WORK REQUIRED: Exactly reproduce each entry, leaving out nothing.

LISTED ENTRIES:
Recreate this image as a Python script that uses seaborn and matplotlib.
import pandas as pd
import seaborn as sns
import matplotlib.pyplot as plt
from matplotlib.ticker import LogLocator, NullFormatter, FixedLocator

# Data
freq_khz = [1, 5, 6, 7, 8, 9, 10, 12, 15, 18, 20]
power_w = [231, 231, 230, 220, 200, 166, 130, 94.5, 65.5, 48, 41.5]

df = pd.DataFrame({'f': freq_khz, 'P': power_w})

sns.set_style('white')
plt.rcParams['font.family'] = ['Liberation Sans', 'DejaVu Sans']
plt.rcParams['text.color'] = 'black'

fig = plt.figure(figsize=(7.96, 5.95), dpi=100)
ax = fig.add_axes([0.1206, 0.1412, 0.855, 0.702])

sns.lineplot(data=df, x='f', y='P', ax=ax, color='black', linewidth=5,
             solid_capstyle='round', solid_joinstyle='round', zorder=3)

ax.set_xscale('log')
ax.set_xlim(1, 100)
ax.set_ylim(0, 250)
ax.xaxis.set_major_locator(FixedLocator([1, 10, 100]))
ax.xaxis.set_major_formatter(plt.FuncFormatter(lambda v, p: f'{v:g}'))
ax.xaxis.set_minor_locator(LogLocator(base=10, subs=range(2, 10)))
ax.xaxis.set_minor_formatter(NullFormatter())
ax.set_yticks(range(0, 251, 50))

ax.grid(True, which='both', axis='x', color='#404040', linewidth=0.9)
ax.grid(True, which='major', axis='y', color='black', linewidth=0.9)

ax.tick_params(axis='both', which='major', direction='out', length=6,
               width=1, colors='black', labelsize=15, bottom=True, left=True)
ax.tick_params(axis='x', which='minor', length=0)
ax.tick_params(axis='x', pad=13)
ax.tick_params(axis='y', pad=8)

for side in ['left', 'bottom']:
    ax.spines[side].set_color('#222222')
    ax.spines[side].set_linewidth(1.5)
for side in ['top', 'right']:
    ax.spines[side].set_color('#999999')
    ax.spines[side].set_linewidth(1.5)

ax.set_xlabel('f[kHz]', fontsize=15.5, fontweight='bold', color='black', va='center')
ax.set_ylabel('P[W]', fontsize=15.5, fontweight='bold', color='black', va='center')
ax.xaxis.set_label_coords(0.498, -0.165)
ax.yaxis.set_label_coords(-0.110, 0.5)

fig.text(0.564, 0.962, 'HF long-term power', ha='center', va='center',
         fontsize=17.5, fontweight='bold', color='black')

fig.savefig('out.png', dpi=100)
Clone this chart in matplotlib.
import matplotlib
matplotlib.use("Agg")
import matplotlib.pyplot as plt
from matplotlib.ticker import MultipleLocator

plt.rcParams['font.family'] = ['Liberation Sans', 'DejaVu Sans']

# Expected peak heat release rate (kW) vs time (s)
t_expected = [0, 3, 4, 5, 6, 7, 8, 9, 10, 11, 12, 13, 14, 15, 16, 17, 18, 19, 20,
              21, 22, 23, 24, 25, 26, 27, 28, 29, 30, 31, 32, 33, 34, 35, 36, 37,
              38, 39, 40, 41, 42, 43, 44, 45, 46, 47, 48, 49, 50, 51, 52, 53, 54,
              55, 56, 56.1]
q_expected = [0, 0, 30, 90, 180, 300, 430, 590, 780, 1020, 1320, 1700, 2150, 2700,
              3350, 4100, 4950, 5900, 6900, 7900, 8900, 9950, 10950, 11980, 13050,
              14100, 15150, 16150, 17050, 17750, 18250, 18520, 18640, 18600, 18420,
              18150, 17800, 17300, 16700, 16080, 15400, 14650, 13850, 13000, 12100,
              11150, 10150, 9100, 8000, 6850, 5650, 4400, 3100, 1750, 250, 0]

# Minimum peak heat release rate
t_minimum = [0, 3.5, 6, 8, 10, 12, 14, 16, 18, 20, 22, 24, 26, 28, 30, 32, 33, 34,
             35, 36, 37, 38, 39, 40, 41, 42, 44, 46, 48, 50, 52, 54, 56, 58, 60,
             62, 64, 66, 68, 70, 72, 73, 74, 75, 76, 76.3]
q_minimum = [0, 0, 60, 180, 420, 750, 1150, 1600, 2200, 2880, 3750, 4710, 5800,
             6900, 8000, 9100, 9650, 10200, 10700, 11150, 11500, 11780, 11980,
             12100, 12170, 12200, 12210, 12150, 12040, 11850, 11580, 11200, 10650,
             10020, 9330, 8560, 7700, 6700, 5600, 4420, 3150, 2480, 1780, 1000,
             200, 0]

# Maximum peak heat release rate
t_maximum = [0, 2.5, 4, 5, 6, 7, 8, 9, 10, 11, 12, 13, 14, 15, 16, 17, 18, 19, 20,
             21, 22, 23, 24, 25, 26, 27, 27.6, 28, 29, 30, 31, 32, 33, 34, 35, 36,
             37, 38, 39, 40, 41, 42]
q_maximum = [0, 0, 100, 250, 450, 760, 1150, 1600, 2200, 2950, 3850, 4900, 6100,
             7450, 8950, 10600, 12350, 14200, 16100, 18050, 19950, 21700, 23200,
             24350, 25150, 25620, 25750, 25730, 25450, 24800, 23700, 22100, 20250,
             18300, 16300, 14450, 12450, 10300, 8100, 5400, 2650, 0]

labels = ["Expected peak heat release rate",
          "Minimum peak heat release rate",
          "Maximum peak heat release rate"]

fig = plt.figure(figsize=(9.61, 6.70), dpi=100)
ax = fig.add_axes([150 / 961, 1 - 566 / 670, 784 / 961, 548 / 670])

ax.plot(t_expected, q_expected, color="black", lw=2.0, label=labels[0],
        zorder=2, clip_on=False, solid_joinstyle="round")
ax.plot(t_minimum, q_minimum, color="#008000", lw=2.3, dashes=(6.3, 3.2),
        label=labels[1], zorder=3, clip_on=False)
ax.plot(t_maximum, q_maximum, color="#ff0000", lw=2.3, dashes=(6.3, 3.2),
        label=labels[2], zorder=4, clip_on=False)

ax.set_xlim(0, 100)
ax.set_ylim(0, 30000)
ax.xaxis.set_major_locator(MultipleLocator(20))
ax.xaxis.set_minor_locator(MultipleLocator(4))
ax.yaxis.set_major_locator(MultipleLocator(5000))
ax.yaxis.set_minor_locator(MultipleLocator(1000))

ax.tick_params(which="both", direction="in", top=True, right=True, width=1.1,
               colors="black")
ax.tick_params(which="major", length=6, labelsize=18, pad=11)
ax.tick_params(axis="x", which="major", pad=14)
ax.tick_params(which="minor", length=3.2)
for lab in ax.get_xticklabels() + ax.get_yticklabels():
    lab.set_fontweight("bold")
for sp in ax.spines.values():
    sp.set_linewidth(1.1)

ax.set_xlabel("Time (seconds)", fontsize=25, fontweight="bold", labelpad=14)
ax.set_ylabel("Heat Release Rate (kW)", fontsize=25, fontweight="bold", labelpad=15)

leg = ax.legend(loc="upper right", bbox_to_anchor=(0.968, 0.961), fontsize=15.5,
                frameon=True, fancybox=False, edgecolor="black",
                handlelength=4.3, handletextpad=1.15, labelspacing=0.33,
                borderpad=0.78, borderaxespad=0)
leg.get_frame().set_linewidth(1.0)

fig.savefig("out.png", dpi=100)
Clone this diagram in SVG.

RESULT OF THE TASK:
Recreate this image as a Python script that uses seaborn and matplotlib.
import pandas as pd
import seaborn as sns
import matplotlib.pyplot as plt
from matplotlib.ticker import LogLocator, NullFormatter, FixedLocator

# Data
freq_khz = [1, 5, 6, 7, 8, 9, 10, 12, 15, 18, 20]
power_w = [231, 231, 230, 220, 200, 166, 130, 94.5, 65.5, 48, 41.5]

df = pd.DataFrame({'f': freq_khz, 'P': power_w})

sns.set_style('white')
plt.rcParams['font.family'] = ['Liberation Sans', 'DejaVu Sans']
plt.rcParams['text.color'] = 'black'

fig = plt.figure(figsize=(7.96, 5.95), dpi=100)
ax = fig.add_axes([0.1206, 0.1412, 0.855, 0.702])

sns.lineplot(data=df, x='f', y='P', ax=ax, color='black', linewidth=5,
             solid_capstyle='round', solid_joinstyle='round', zorder=3)

ax.set_xscale('log')
ax.set_xlim(1, 100)
ax.set_ylim(0, 250)
ax.xaxis.set_major_locator(FixedLocator([1, 10, 100]))
ax.xaxis.set_major_formatter(plt.FuncFormatter(lambda v, p: f'{v:g}'))
ax.xaxis.set_minor_locator(LogLocator(base=10, subs=range(2, 10)))
ax.xaxis.set_minor_formatter(NullFormatter())
ax.set_yticks(range(0, 251, 50))

ax.grid(True, which='both', axis='x', color='#404040', linewidth=0.9)
ax.grid(True, which='major', axis='y', color='black', linewidth=0.9)

ax.tick_params(axis='both', which='major', direction='out', length=6,
               width=1, colors='black', labelsize=15, bottom=True, left=True)
ax.tick_params(axis='x', which='minor', length=0)
ax.tick_params(axis='x', pad=13)
ax.tick_params(axis='y', pad=8)

for side in ['left', 'bottom']:
    ax.spines[side].set_color('#222222')
    ax.spines[side].set_linewidth(1.5)
for side in ['top', 'right']:
    ax.spines[side].set_color('#999999')
    ax.spines[side].set_linewidth(1.5)

ax.set_xlabel('f[kHz]', fontsize=15.5, fontweight='bold', color='black', va='center')
ax.set_ylabel('P[W]', fontsize=15.5, fontweight='bold', color='black', va='center')
ax.xaxis.set_label_coords(0.498, -0.165)
ax.yaxis.set_label_coords(-0.110, 0.5)

fig.text(0.564, 0.962, 'HF long-term power', ha='center', va='center',
         fontsize=17.5, fontweight='bold', color='black')

fig.savefig('out.png', dpi=100)
Clone this chart in matplotlib.
import matplotlib
matplotlib.use("Agg")
import matplotlib.pyplot as plt
from matplotlib.ticker import MultipleLocator

plt.rcParams['font.family'] = ['Liberation Sans', 'DejaVu Sans']

# Expected peak heat release rate (kW) vs time (s)
t_expected = [0, 3, 4, 5, 6, 7, 8, 9, 10, 11, 12, 13, 14, 15, 16, 17, 18, 19, 20,
              21, 22, 23, 24, 25, 26, 27, 28, 29, 30, 31, 32, 33, 34, 35, 36, 37,
              38, 39, 40, 41, 42, 43, 44, 45, 46, 47, 48, 49, 50, 51, 52, 53, 54,
              55, 56, 56.1]
q_expected = [0, 0, 30, 90, 180, 300, 430, 590, 780, 1020, 1320, 1700, 2150, 2700,
              3350, 4100, 4950, 5900, 6900, 7900, 8900, 9950, 10950, 11980, 13050,
              14100, 15150, 16150, 17050, 17750, 18250, 18520, 18640, 18600, 18420,
              18150, 17800, 17300, 16700, 16080, 15400, 14650, 13850, 13000, 12100,
              11150, 10150, 9100, 8000, 6850, 5650, 4400, 3100, 1750, 250, 0]

# Minimum peak heat release rate
t_minimum = [0, 3.5, 6, 8, 10, 12, 14, 16, 18, 20, 22, 24, 26, 28, 30, 32, 33, 34,
             35, 36, 37, 38, 39, 40, 41, 42, 44, 46, 48, 50, 52, 54, 56, 58, 60,
             62, 64, 66, 68, 70, 72, 73, 74, 75, 76, 76.3]
q_minimum = [0, 0, 60, 180, 420, 750, 1150, 1600, 2200, 2880, 3750, 4710, 5800,
             6900, 8000, 9100, 9650, 10200, 10700, 11150, 11500, 11780, 11980,
             12100, 12170, 12200, 12210, 12150, 12040, 11850, 11580, 11200, 10650,
             10020, 9330, 8560, 7700, 6700, 5600, 4420, 3150, 2480, 1780, 1000,
             200, 0]

# Maximum peak heat release rate
t_maximum = [0, 2.5, 4, 5, 6, 7, 8, 9, 10, 11, 12, 13, 14, 15, 16, 17, 18, 19, 20,
             21, 22, 23, 24, 25, 26, 27, 27.6, 28, 29, 30, 31, 32, 33, 34, 35, 36,
             37, 38, 39, 40, 41, 42]
q_maximum = [0, 0, 100, 250, 450, 760, 1150, 1600, 2200, 2950, 3850, 4900, 6100,
             7450, 8950, 10600, 12350, 14200, 16100, 18050, 19950, 21700, 23200,
             24350, 25150, 25620, 25750, 25730, 25450, 24800, 23700, 22100, 20250,
             18300, 16300, 14450, 12450, 10300, 8100, 5400, 2650, 0]

labels = ["Expected peak heat release rate",
          "Minimum peak heat release rate",
          "Maximum peak heat release rate"]

fig = plt.figure(figsize=(9.61, 6.70), dpi=100)
ax = fig.add_axes([150 / 961, 1 - 566 / 670, 784 / 961, 548 / 670])

ax.plot(t_expected, q_expected, color="black", lw=2.0, label=labels[0],
        zorder=2, clip_on=False, solid_joinstyle="round")
ax.plot(t_minimum, q_minimum, color="#008000", lw=2.3, dashes=(6.3, 3.2),
        label=labels[1], zorder=3, clip_on=False)
ax.plot(t_maximum, q_maximum, color="#ff0000", lw=2.3, dashes=(6.3, 3.2),
        label=labels[2], zorder=4, clip_on=False)

ax.set_xlim(0, 100)
ax.set_ylim(0, 30000)
ax.xaxis.set_major_locator(MultipleLocator(20))
ax.xaxis.set_minor_locator(MultipleLocator(4))
ax.yaxis.set_major_locator(MultipleLocator(5000))
ax.yaxis.set_minor_locator(MultipleLocator(1000))

ax.tick_params(which="both", direction="in", top=True, right=True, width=1.1,
               colors="black")
ax.tick_params(which="major", length=6, labelsize=18, pad=11)
ax.tick_params(axis="x", which="major", pad=14)
ax.tick_params(which="minor", length=3.2)
for lab in ax.get_xticklabels() + ax.get_yticklabels():
    lab.set_fontweight("bold")
for sp in ax.spines.values():
    sp.set_linewidth(1.1)

ax.set_xlabel("Time (seconds)", fontsize=25, fontweight="bold", labelpad=14)
ax.set_ylabel("Heat Release Rate (kW)", fontsize=25, fontweight="bold", labelpad=15)

leg = ax.legend(loc="upper right", bbox_to_anchor=(0.968, 0.961), fontsize=15.5,
                frameon=True, fancybox=False, edgecolor="black",
                handlelength=4.3, handletextpad=1.15, labelspacing=0.33,
                borderpad=0.78, borderaxespad=0)
leg.get_frame().set_linewidth(1.0)

fig.savefig("out.png", dpi=100)
Clone this diagram in SVG.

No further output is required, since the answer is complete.